**Instructions for the task:** Reproduce the listing exactly and skip over any pictures.

**Supplied information:**

^^^^^^^^

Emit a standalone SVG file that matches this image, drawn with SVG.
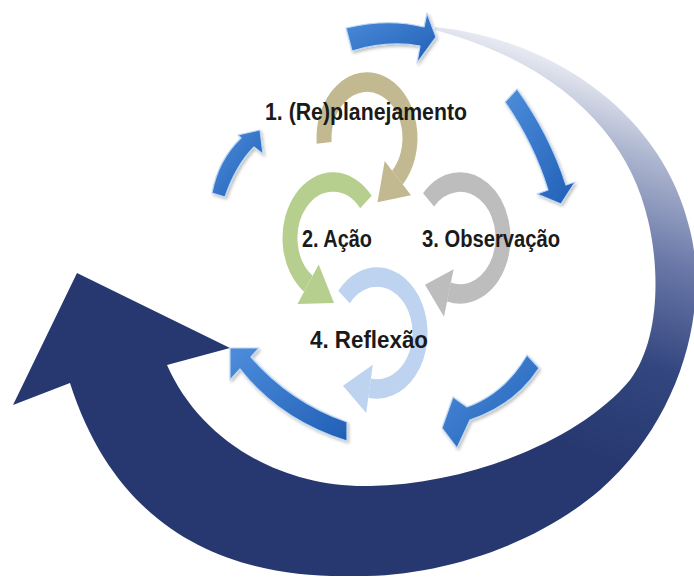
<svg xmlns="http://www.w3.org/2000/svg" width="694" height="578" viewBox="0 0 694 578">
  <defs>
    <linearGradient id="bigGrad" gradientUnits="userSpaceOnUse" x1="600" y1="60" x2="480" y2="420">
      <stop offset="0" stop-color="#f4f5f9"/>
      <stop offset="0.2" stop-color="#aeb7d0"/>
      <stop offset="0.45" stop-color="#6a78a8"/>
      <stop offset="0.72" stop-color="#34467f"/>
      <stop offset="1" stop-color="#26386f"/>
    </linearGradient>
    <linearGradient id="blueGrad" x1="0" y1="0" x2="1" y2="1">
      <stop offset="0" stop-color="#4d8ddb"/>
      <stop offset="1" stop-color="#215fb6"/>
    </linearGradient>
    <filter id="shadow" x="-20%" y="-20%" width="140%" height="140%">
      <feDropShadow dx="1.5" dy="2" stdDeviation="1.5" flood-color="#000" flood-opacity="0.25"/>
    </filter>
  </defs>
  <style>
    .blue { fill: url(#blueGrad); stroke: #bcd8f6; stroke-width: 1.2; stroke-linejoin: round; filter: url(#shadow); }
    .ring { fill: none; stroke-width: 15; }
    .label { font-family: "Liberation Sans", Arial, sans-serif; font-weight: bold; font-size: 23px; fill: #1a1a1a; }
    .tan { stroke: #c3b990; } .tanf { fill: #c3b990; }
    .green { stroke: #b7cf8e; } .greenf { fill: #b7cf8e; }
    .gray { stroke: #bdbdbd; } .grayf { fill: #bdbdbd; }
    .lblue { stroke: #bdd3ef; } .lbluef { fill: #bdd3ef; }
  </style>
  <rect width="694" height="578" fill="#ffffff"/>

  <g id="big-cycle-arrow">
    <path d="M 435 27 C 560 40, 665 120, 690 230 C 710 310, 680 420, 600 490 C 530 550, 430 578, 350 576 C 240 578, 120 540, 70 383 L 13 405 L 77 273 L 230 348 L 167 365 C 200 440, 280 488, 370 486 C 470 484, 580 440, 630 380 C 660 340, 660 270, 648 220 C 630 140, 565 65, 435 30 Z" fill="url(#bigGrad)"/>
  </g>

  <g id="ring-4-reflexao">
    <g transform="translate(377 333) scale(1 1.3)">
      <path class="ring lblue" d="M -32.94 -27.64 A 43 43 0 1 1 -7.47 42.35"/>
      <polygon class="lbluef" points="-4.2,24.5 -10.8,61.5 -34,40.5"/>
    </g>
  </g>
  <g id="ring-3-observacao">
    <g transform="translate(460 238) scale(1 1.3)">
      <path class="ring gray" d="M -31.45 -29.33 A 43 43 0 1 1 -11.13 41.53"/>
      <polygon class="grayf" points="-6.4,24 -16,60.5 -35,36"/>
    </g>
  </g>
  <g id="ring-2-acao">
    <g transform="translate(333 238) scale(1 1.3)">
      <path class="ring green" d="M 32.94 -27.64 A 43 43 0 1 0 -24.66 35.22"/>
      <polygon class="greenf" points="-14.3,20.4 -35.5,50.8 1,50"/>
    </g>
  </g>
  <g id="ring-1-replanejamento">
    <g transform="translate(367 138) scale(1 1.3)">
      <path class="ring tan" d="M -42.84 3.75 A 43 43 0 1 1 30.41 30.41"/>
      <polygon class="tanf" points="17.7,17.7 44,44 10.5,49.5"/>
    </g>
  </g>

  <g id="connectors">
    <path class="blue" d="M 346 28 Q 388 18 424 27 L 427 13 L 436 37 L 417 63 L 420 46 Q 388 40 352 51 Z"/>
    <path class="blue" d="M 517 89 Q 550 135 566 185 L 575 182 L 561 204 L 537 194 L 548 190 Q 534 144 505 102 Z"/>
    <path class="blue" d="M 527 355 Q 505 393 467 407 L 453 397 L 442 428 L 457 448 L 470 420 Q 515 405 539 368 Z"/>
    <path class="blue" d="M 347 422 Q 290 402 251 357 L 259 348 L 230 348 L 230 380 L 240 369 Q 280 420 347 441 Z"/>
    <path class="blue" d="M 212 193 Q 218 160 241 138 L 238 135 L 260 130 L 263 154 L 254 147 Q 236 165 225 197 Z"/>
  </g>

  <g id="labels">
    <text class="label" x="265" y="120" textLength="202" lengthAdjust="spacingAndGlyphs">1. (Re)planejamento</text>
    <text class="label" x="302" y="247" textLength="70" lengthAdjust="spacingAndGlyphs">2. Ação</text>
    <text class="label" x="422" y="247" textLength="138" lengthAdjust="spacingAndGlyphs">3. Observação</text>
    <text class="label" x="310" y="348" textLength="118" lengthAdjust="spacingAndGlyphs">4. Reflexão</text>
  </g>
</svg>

^^^^^^^^

**Result of this exercise:**
Emit a standalone SVG file that matches this image, drawn with SVG.
<svg xmlns="http://www.w3.org/2000/svg" width="694" height="578" viewBox="0 0 694 578">
  <defs>
    <linearGradient id="bigGrad" gradientUnits="userSpaceOnUse" x1="600" y1="60" x2="480" y2="420">
      <stop offset="0" stop-color="#f4f5f9"/>
      <stop offset="0.2" stop-color="#aeb7d0"/>
      <stop offset="0.45" stop-color="#6a78a8"/>
      <stop offset="0.72" stop-color="#34467f"/>
      <stop offset="1" stop-color="#26386f"/>
    </linearGradient>
    <linearGradient id="blueGrad" x1="0" y1="0" x2="1" y2="1">
      <stop offset="0" stop-color="#4d8ddb"/>
      <stop offset="1" stop-color="#215fb6"/>
    </linearGradient>
    <filter id="shadow" x="-20%" y="-20%" width="140%" height="140%">
      <feDropShadow dx="1.5" dy="2" stdDeviation="1.5" flood-color="#000" flood-opacity="0.25"/>
    </filter>
  </defs>
  <style>
    .blue { fill: url(#blueGrad); stroke: #bcd8f6; stroke-width: 1.2; stroke-linejoin: round; filter: url(#shadow); }
    .ring { fill: none; stroke-width: 15; }
    .label { font-family: "Liberation Sans", Arial, sans-serif; font-weight: bold; font-size: 23px; fill: #1a1a1a; }
    .tan { stroke: #c3b990; } .tanf { fill: #c3b990; }
    .green { stroke: #b7cf8e; } .greenf { fill: #b7cf8e; }
    .gray { stroke: #bdbdbd; } .grayf { fill: #bdbdbd; }
    .lblue { stroke: #bdd3ef; } .lbluef { fill: #bdd3ef; }
  </style>
  <rect width="694" height="578" fill="#ffffff"/>

  <g id="big-cycle-arrow">
    <path d="M 435 27 C 560 40, 665 120, 690 230 C 710 310, 680 420, 600 490 C 530 550, 430 578, 350 576 C 240 578, 120 540, 70 383 L 13 405 L 77 273 L 230 348 L 167 365 C 200 440, 280 488, 370 486 C 470 484, 580 440, 630 380 C 660 340, 660 270, 648 220 C 630 140, 565 65, 435 30 Z" fill="url(#bigGrad)"/>
  </g>

  <g id="ring-4-reflexao">
    <g transform="translate(377 333) scale(1 1.3)">
      <path class="ring lblue" d="M -32.94 -27.64 A 43 43 0 1 1 -7.47 42.35"/>
      <polygon class="lbluef" points="-4.2,24.5 -10.8,61.5 -34,40.5"/>
    </g>
  </g>
  <g id="ring-3-observacao">
    <g transform="translate(460 238) scale(1 1.3)">
      <path class="ring gray" d="M -31.45 -29.33 A 43 43 0 1 1 -11.13 41.53"/>
      <polygon class="grayf" points="-6.4,24 -16,60.5 -35,36"/>
    </g>
  </g>
  <g id="ring-2-acao">
    <g transform="translate(333 238) scale(1 1.3)">
      <path class="ring green" d="M 32.94 -27.64 A 43 43 0 1 0 -24.66 35.22"/>
      <polygon class="greenf" points="-14.3,20.4 -35.5,50.8 1,50"/>
    </g>
  </g>
  <g id="ring-1-replanejamento">
    <g transform="translate(367 138) scale(1 1.3)">
      <path class="ring tan" d="M -42.84 3.75 A 43 43 0 1 1 30.41 30.41"/>
      <polygon class="tanf" points="17.7,17.7 44,44 10.5,49.5"/>
    </g>
  </g>

  <g id="connectors">
    <path class="blue" d="M 346 28 Q 388 18 424 27 L 427 13 L 436 37 L 417 63 L 420 46 Q 388 40 352 51 Z"/>
    <path class="blue" d="M 517 89 Q 550 135 566 185 L 575 182 L 561 204 L 537 194 L 548 190 Q 534 144 505 102 Z"/>
    <path class="blue" d="M 527 355 Q 505 393 467 407 L 453 397 L 442 428 L 457 448 L 470 420 Q 515 405 539 368 Z"/>
    <path class="blue" d="M 347 422 Q 290 402 251 357 L 259 348 L 230 348 L 230 380 L 240 369 Q 280 420 347 441 Z"/>
    <path class="blue" d="M 212 193 Q 218 160 241 138 L 238 135 L 260 130 L 263 154 L 254 147 Q 236 165 225 197 Z"/>
  </g>

  <g id="labels">
    <text class="label" x="265" y="120" textLength="202" lengthAdjust="spacingAndGlyphs">1. (Re)planejamento</text>
    <text class="label" x="302" y="247" textLength="70" lengthAdjust="spacingAndGlyphs">2. Ação</text>
    <text class="label" x="422" y="247" textLength="138" lengthAdjust="spacingAndGlyphs">3. Observação</text>
    <text class="label" x="310" y="348" textLength="118" lengthAdjust="spacingAndGlyphs">4. Reflexão</text>
  </g>
</svg>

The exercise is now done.